Best Thai Speech-to-Text API (2026): independent benchmark
Thai speech-to-text accuracy, measured. 30 Thai read-speech clips from FLEURS, every provider routed through the same gateway and scored identically on 2026-06-03. Lower CER is better.
ElevenLabs Scribe v2 posted the lowest Thai CER at 4.1%, ahead of Alibaba Qwen3-ASR at 4.8%. 2 of the 6 providers on our English board do not support Thai at all, and the supported field spreads from 4.1% to 8.1% - picking a provider by its English score alone is a mistake.
Thai STT leaderboard
30 Thai clips (FLEURS), measured 2026-06-03 through the Speko gateway, loudness-normalized to -16 LUFS. CER measured on Thai; latency and list price from the same gateway setup on the English board. Lower is better.

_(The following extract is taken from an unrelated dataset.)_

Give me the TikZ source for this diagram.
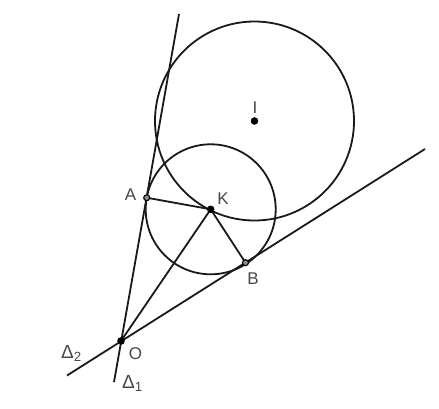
\documentclass[tikz,border=0pt]{standalone}
\usepackage{fontspec}
\setmainfont{Liberation Sans}
\begin{document}
\begin{tikzpicture}[x=1pt,y=-1pt,
  geo/.style={line width=1.8pt,black!90},
  lbl/.style={text=black!72,font=\fontsize{17}{19}\selectfont,inner sep=0pt},
  dlbl/.style={text=black!72,font=\fontsize{19}{21}\selectfont,inner sep=0pt},
  fulldot/.style={fill=black,draw=none},
  opendot/.style={fill=black!45,draw=black,line width=1.1pt}]
\useasboundingbox (0,0) rectangle (439,408);
\coordinate (O) at (121,341);
\coordinate (A) at (146.7,197.7);
\coordinate (B) at (245.5,262.7);
\coordinate (K) at (210.7,209.3);
\coordinate (I) at (254.5,121);
\coordinate (D1top) at (179,14);
\coordinate (D1bot) at (114,382);
\coordinate (D2left) at (67,375.5);
\coordinate (D2right) at (425,149);
% circles
\draw[geo] (I) circle (99.5);
\draw[geo] (K) circle (65);
% lines
\draw[geo] (D1top) -- (D1bot);
\draw[geo] (D2left) -- (D2right);
\draw[geo] (O) -- (K);
\draw[geo] (A) -- (K) -- (B);
% points
\fill[fulldot] (O) circle (3.8);
\fill[fulldot] (K) circle (3.8);
\fill[fulldot] (I) circle (3.8);
\draw[opendot] (A) circle (3);
\draw[opendot] (B) circle (3);
% labels
\node[lbl] (lA) at (130.5,195) {A};
\node[lbl] (lK) at (223,199) {K};
\node[lbl] (lB) at (253,279) {B};
\node[lbl] (lI) at (255,108) {I};
\node[lbl] (lO) at (135.5,354) {O};
\node[dlbl,anchor=base west] (lD2) at (61,358) {Δ\textsubscript{2}};
\node[dlbl,anchor=base west] (lD1) at (122,388.5) {Δ\textsubscript{1}};
\end{tikzpicture}
\end{document}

| Provider / model | CER | p50 latency | List price |
|---|---|---|---|
| ElevenLabs Scribe v2 | 4.1% | 1,353 ms | $0.0067/min |
| Alibaba Qwen3-ASR | 4.8% | 2,195 ms | - |
| xAI Grok STT | 6.6% | 996 ms | - |
| OpenAI GPT-4o Transcribe | 8.1% | 1,084 ms | $0.006/min |
| Cartesia Ink-2 | does not support | - | - |
| Gradium | does not support | - | - |
How we measured
- Dataset: 30 Thai read-speech clips from FLEURS (30 clips per language across the wedge).
- Scoring: mean character error rate (CER), lower is better. Audio is loudness-normalized to -16 LUFS before scoring so input-gain handling does not contaminate the accuracy column.
- Every provider is measured the same way: through the Speko gateway (POST /v1/transcribe, provider pinned), from a single location.
- Latency and list price columns come from the same gateway setup measured on the English board (n=50); the CER column is measured on Thai audio.
- Run date: 2026-06-03.
Full interactive table, every territory, and the complete methodology: benchmarks.speko.ai
Use the winner without lock-in
The best Thai provider today is one benchmark run away from being second best. Speko is one API in front of every provider on this table: it routes each request to the measured-best provider for your language and fails over automatically when a provider degrades. No per-vendor integration, no migration when the leaderboard flips.
curl -X POST https://api.speko.dev/v1/transcribe \
-H "Authorization: Bearer $SPEKO_API_KEY" \
-H "Content-Type: audio/wav" \
-H "x-speko-intent: {\"language\":\"th\"}" \
--data-binary @call.wav import { Speko } from '@spekoai/sdk';
import { readFile } from 'node:fs/promises';
const speko = new Speko({ apiKey: process.env.SPEKO_API_KEY! });
const audio = await readFile('./call.wav');
const { text, provider, confidence } = await speko.transcribe(audio, {
language: 'th',
}); FAQ
What is the most accurate Thai speech-to-text API?
On Speko's 2026-06-03 FLEURS benchmark (30 Thai clips), ElevenLabs Scribe v2 posted the lowest CER at 4.1%, followed by Alibaba Qwen3-ASR at 4.8%.
Does ElevenLabs support Thai speech-to-text?
Yes. ElevenLabs Scribe v2 scored 4.1% CER on our Thai run, the best result on the board.
Why is Thai scored with CER instead of WER?
Thai script does not put spaces between words, so "word error rate" depends on an arbitrary segmenter. Character error rate avoids that, which is why Thai STT benchmarks (including ours) report CER.
Which providers do not support Thai transcription?
Cartesia Ink-2 and Gradium are English-only on our board: on Thai input they return text in the wrong script (roughly 76-100% error), so we mark them "does not support" instead of publishing a misleading number.
How was Thai STT accuracy measured?
30 Thai read-speech clips from FLEURS, loudness-normalized to -16 LUFS, sent through the Speko gateway with the provider pinned, and scored as character error rate on 2026-06-03. Support is checked first: a provider is only benchmarked on a language it actually transcribes in the native script.